Roy is bearing down on Charmain and the Shafes. Things are not looking good. Until the half-overdosed Vickery plants a heroin needle in Kobvic, starting a brutal fight between the biker and Charmain. All ending with a knife right in Roy’s heart. That just leaves them with a mess. At least nobody’s dead. The Shafes marriage? This did it no favours, either.
After getting the Manson baby back to the Family, Ken wonders why anybody sticks around anymore. Everything at the ranch is getting dire. Emma then reveals to her father she’s with child. Not exactly a jump for joy bit of news, but news nonetheless. Charlie’s got the recording finished, and Ken did up a contract. To please the master. Melcher doesn’t want to sign anything. Then he goes on a tirade against Manson, insulting him terribly. Yet another incident to drive Charlie crazy. Also serves to drive Ken off from the ranch.
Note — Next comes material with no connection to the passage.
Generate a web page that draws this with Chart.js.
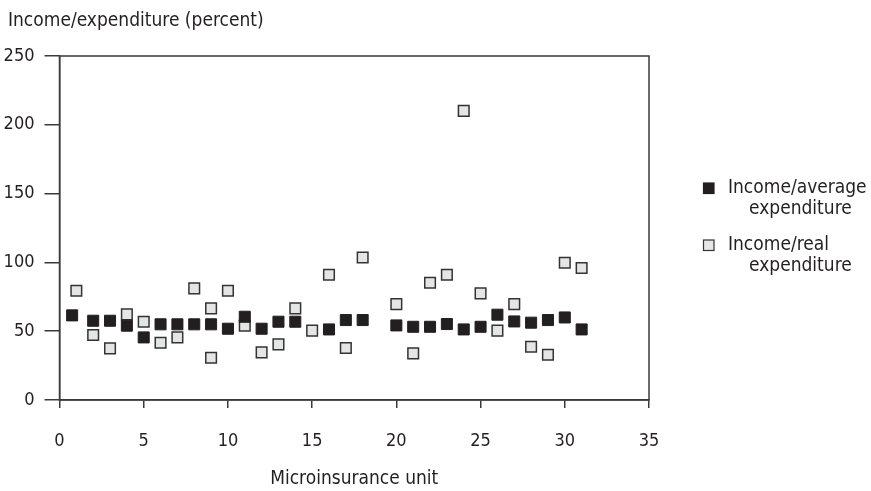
<!DOCTYPE html>
<html>
<head>
<meta charset="utf-8">
<script src="https://cdn.jsdelivr.net/npm/chart.js@4.4.1/dist/chart.umd.min.js"></script>
<style>
  html, body { margin: 0; padding: 0; background: #fff; }
  #wrap { width: 871px; height: 491px; position: relative; }
</style>
</head>
<body>
<div id="wrap"><canvas id="myChart" width="871" height="491"></canvas></div>
<script>
// Dados
const avgUnits = [0.75, 2, 3, 4, 5, 6, 7, 8, 9, 10, 11, 12, 13, 14, 16, 17, 18, 20, 21, 22, 23, 24, 25, 26, 27, 28, 29, 30, 31];
const avgValues = [61.5, 57.6, 57.6, 54, 45.5, 55, 55, 55, 55, 51.8, 60.5, 51.8, 56.9, 56.9, 51.3, 58.1, 58.1, 54.2, 53.2, 53.2, 55.2, 51.3, 53.2, 62, 57.1, 56.2, 58.1, 60, 51.3];
const realUnits = [1, 2, 3, 4, 5, 6, 7, 8, 9, 9, 10, 11, 12, 13, 14, 15, 16, 17, 18, 20, 21, 22, 23, 24, 25, 26, 27, 28, 29, 30, 31];
const realValues = [79.4, 47.2, 37.5, 62.2, 56.9, 41.6, 45.5, 81.1, 66.6, 30.7, 79.4, 54, 34.6, 40.4, 66.6, 50.4, 91, 37.8, 103.6, 69.7, 33.9, 85.2, 91, 210.1, 77.5, 50.4, 69.7, 38.7, 32.9, 99.7, 95.9];
const xTicks = [0, 5, 10, 15, 20, 25, 30, 35];
const yTicks = [0, 50, 100, 150, 200, 250];
const seriesNames = [['Income/average', 'expenditure'], ['Income/real', 'expenditure']];

const fontFamily = '"Liberation Sans Narrow", "DejaVu Sans Condensed", "Roboto", sans-serif';
const ink = '#231f20';
const lineColor = '#3a3a3a';
const lightFill = '#e4e5e6';

const toPoints = (xs, ys) => xs.map((x, i) => ({ x: x, y: ys[i] }));

// Caixa da área do gráfico + título do eixo y + legenda
const decorPlugin = {
    id: 'decor',
    beforeDatasetsDraw(chart) {
        const { ctx, chartArea } = chart;
        ctx.save();
        ctx.strokeStyle = lineColor;
        ctx.lineWidth = 1.5;
        ctx.strokeRect(chartArea.left, chartArea.top, chartArea.right - chartArea.left, chartArea.bottom - chartArea.top);
        ctx.restore();
    },
    afterDraw(chart) {
        const { ctx } = chart;
        ctx.save();
        ctx.fillStyle = ink;
        ctx.font = '19px ' + fontFamily;
        ctx.textBaseline = 'middle';
        ctx.textAlign = 'left';
        ctx.fillText('Income/expenditure (percent)', 8, 21);

        // Legenda
        const rows = [
            { y: 188.5, fill: ink, stroke: ink },
            { y: 245.5, fill: lightFill, stroke: '#333' }
        ];
        rows.forEach((r, i) => {
            ctx.fillStyle = r.fill;
            ctx.strokeStyle = r.stroke;
            ctx.lineWidth = 1.2;
            ctx.fillRect(703.5, r.y - 5.5, 10.5, 10.5);
            ctx.strokeRect(703.5, r.y - 5.5, 10.5, 10.5);
            ctx.fillStyle = ink;
            ctx.fillText(seriesNames[i][0], 728, r.y);
            ctx.fillText(seriesNames[i][1], 749, r.y + 21);
        });
        ctx.restore();
    }
};

new Chart(document.getElementById('myChart').getContext('2d'), {
    type: 'scatter',
    data: {
        datasets: [
            {
                label: seriesNames[1].join(' '),
                data: toPoints(realUnits, realValues),
                pointStyle: 'rect',
                pointRadius: 7.5,
                pointHoverRadius: 7.5,
                backgroundColor: lightFill,
                borderColor: '#333',
                borderWidth: 1.5,
                order: 2
            },
            {
                label: seriesNames[0].join(' '),
                data: toPoints(avgUnits, avgValues),
                pointStyle: 'rect',
                pointRadius: 7.8,
                pointHoverRadius: 7.8,
                backgroundColor: ink,
                borderColor: ink,
                borderWidth: 1,
                order: 1
            }
        ]
    },
    options: {
        responsive: false,
        animation: false,
        layout: { padding: { top: 56, right: 222, left: 0, bottom: 0 } },
        scales: {
            x: {
                type: 'linear',
                min: 0,
                max: 35,
                afterBuildTicks: axis => { axis.ticks = xTicks.map(v => ({ value: v })); },
                afterFit: axis => { axis.height = 91; },
                grid: { drawOnChartArea: false, drawTicks: true, tickLength: 8, color: lineColor, lineWidth: 1.5 },
                border: { color: lineColor, width: 1.5 },
                ticks: { color: ink, font: { family: fontFamily, size: 18 }, padding: 23, maxRotation: 0 },
                title: { display: true, text: 'Microinsurance unit', color: ink, font: { family: fontFamily, size: 19 }, padding: { top: 14, bottom: 1 } }
            },
            y: {
                min: 0,
                max: 250,
                afterBuildTicks: axis => { axis.ticks = yTicks.map(v => ({ value: v })); },
                afterFit: axis => { axis.width = 59.5; },
                grid: { drawOnChartArea: false, drawTicks: true, tickLength: 15, color: lineColor, lineWidth: 1.5 },
                border: { color: lineColor, width: 1.5 },
                ticks: { color: ink, font: { family: fontFamily, size: 18 }, padding: 10 }
            }
        },
        plugins: {
            legend: { display: false },
            tooltip: { enabled: false }
        }
    },
    plugins: [decorPlugin]
});
</script>
</body>
</html>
With everything happening, Charmain tears into Sam about the way he conducts himself. “I don‘t your permission to tell the truth,” she says. “Sometimes I wonder, did I create the monster, or did I just drag it back from the swamp?” Sam replies.
Hodiak hands in his resignation to Cutler then heads out. He says he’s done. Not sure how Charmain feels in the end, though she looks surprised. Everything is falling apart, for everybody, from Sam to the Shafes to Charlie and Ken.
Cut to August 9th of ’69 again. With a baby inside her, Emma watches as Sharon Tate, with child, is murdered savagely by the Manson Family. A too late and horrific awakening.


What a wild episode. This show gets better with each passing chapter in Season 2. Up next is “Mother Nature’s Son” and it brings us to the penultimate finisher. I know NBC hasn’t really treated this series with the respect it deserves. It will likely never see Season 3. I do, however, feel it deserves one. After the decent Season 1, Aquarius stepped up its game hugely, in writing, directing, editing, all aspects. So I do hope NBC gives it a swan song third season to explore the last bits of the Manson days.